Izadji i osramoti se

Yesterday after playing a concert (which visitors say was excellent), the musician Darko Rundek was walking with friends down Knez Mihailova in Beograd when he was first insulted and then attacked by a group of young men.

Darko Rundek is an outstanding musician and, by all accounts, a most decent person. This was a stupid act by stupid people. Although he was slightly injured, he intends to play the remaining concerts he has scheduled.

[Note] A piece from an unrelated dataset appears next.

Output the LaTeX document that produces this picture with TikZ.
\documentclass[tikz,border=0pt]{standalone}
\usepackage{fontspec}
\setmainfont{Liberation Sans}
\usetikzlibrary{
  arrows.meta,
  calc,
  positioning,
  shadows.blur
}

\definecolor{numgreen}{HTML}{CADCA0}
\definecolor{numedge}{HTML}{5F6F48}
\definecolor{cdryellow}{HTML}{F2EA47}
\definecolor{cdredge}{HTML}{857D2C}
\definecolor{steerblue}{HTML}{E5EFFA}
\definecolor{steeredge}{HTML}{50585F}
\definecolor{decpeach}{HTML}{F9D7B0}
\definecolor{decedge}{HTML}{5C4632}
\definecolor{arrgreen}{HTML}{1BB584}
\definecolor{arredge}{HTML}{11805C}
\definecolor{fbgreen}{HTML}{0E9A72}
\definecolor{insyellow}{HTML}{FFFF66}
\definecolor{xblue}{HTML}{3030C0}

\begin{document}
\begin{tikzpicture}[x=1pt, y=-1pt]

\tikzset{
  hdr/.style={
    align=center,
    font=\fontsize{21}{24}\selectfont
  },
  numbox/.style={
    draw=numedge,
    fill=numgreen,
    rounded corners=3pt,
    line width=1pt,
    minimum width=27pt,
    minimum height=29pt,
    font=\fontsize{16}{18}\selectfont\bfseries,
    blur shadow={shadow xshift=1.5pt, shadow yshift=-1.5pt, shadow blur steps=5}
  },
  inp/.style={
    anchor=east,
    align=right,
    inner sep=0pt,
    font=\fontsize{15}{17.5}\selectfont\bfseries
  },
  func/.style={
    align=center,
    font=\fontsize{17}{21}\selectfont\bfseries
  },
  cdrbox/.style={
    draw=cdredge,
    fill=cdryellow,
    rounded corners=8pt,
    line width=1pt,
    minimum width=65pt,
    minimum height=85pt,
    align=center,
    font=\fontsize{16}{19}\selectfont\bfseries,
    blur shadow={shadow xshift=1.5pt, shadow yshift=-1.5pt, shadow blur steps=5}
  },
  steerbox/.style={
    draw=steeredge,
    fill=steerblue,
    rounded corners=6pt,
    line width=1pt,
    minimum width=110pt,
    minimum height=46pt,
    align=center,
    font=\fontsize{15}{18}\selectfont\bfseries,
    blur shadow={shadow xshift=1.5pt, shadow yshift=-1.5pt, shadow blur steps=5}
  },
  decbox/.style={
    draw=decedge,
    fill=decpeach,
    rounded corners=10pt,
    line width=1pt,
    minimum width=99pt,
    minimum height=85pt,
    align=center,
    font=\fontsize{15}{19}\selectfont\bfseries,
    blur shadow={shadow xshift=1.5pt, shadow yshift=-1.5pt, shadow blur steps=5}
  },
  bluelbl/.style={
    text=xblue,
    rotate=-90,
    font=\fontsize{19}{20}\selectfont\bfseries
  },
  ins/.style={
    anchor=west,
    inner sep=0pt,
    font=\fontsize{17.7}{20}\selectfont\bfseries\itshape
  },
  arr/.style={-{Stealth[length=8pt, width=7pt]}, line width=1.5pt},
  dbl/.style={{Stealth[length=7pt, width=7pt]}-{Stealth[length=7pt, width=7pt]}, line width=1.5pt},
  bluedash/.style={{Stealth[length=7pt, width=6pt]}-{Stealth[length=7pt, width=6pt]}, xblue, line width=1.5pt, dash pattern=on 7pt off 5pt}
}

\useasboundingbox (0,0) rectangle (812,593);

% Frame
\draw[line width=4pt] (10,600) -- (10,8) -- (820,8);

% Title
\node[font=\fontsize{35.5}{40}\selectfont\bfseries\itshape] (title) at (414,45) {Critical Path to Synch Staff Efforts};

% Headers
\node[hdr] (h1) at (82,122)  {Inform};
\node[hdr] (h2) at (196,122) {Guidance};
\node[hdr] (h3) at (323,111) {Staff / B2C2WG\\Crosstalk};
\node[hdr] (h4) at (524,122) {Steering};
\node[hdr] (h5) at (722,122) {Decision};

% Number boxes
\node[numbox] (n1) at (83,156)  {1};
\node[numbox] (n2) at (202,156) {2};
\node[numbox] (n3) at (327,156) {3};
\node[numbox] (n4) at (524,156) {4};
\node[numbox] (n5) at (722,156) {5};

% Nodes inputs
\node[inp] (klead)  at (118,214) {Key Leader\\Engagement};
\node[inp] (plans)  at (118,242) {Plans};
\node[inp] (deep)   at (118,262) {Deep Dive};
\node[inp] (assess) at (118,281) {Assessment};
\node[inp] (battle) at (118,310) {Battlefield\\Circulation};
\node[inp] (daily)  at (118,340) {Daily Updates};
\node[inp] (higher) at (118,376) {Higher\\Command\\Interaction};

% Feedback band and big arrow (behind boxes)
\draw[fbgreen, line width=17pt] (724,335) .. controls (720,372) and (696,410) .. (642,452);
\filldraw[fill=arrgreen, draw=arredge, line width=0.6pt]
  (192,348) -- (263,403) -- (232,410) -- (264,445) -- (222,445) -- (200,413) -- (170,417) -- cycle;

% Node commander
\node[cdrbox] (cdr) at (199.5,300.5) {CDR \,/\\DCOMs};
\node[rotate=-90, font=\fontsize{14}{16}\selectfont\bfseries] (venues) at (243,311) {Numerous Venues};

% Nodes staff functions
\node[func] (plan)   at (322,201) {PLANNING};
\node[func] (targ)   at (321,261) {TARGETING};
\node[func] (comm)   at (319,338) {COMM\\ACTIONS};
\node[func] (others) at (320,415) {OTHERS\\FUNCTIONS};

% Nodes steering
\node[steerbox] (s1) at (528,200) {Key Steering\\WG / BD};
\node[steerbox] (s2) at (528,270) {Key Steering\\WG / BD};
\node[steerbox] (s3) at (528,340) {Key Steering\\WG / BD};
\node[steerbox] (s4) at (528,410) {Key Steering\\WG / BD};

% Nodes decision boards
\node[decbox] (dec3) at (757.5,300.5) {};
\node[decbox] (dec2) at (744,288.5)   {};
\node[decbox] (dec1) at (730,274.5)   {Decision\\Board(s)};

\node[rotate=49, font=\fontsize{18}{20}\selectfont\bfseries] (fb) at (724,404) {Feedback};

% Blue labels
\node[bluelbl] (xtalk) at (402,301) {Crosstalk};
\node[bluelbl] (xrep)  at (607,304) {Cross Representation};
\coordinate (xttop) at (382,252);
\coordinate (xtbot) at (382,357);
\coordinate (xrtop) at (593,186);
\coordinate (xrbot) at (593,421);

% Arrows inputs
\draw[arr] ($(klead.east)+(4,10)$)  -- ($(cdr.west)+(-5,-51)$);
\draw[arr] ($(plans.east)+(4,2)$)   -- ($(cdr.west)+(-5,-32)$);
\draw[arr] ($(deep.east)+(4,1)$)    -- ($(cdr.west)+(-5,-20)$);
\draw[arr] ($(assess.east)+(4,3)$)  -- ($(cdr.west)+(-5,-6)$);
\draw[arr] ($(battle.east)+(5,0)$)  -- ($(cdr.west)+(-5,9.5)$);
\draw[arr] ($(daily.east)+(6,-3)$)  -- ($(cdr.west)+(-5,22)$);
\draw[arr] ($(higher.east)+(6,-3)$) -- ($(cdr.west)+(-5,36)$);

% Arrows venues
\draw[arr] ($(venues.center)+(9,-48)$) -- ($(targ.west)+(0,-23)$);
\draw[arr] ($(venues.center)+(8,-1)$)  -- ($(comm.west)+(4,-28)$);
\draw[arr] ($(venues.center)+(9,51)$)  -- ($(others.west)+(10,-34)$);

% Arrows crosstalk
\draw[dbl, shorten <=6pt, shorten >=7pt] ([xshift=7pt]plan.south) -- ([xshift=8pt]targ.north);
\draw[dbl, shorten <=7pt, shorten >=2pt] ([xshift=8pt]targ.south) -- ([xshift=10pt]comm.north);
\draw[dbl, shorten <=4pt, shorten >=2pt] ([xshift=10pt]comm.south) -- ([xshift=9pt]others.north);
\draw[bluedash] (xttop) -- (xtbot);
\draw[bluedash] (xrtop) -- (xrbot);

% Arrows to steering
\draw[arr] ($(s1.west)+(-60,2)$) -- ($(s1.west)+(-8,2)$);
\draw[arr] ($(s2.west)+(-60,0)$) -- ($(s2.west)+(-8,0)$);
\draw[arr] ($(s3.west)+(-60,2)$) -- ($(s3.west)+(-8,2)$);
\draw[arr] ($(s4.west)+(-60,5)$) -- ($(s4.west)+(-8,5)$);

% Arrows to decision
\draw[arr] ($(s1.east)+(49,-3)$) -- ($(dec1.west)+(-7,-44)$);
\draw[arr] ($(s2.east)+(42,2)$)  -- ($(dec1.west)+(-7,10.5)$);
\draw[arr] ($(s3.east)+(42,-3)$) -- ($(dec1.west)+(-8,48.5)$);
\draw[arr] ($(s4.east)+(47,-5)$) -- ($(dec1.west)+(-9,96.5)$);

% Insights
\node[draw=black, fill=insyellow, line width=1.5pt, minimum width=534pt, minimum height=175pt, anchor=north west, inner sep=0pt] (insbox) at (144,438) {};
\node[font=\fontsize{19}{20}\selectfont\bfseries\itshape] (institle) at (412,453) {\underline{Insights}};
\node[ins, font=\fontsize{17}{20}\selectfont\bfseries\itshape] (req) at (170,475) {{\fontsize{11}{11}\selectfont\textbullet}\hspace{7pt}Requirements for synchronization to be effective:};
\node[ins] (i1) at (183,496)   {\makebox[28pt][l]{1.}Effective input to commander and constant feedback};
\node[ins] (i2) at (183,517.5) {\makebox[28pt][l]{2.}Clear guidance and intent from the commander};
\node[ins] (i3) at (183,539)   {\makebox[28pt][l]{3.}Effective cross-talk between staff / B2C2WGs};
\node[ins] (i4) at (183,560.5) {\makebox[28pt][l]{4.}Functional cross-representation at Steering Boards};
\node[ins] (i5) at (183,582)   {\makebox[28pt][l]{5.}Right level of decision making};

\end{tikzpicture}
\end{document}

Update: The image that keeps coming back to me is the conversation I had with a friend (a celebrated Serbian poet) after we had the pleasure of being shouted at and tear gassed by a group of young men no doubt quite similar to the ones who attacked Darko Rundek. He told me, "their goal is not to hurt you physically, but to force you to spend the next several days looking at everybody you see in the street with fear." This is where the anonynimity of the violence (yesterday's attackers have not been caught, and most likely never will be) comes in. It would be possible to look at every young man with a short haircut and wonder whether that person is a violent fascist. But the potential margin of error is huge (I have a short haircut myself, even if I am no longer young), and eventually you feel sick with yourself for thinking that way. Which is why normal people need Darko Rundek and his charming music, and why so much violence is directed at removing the foundations of normality.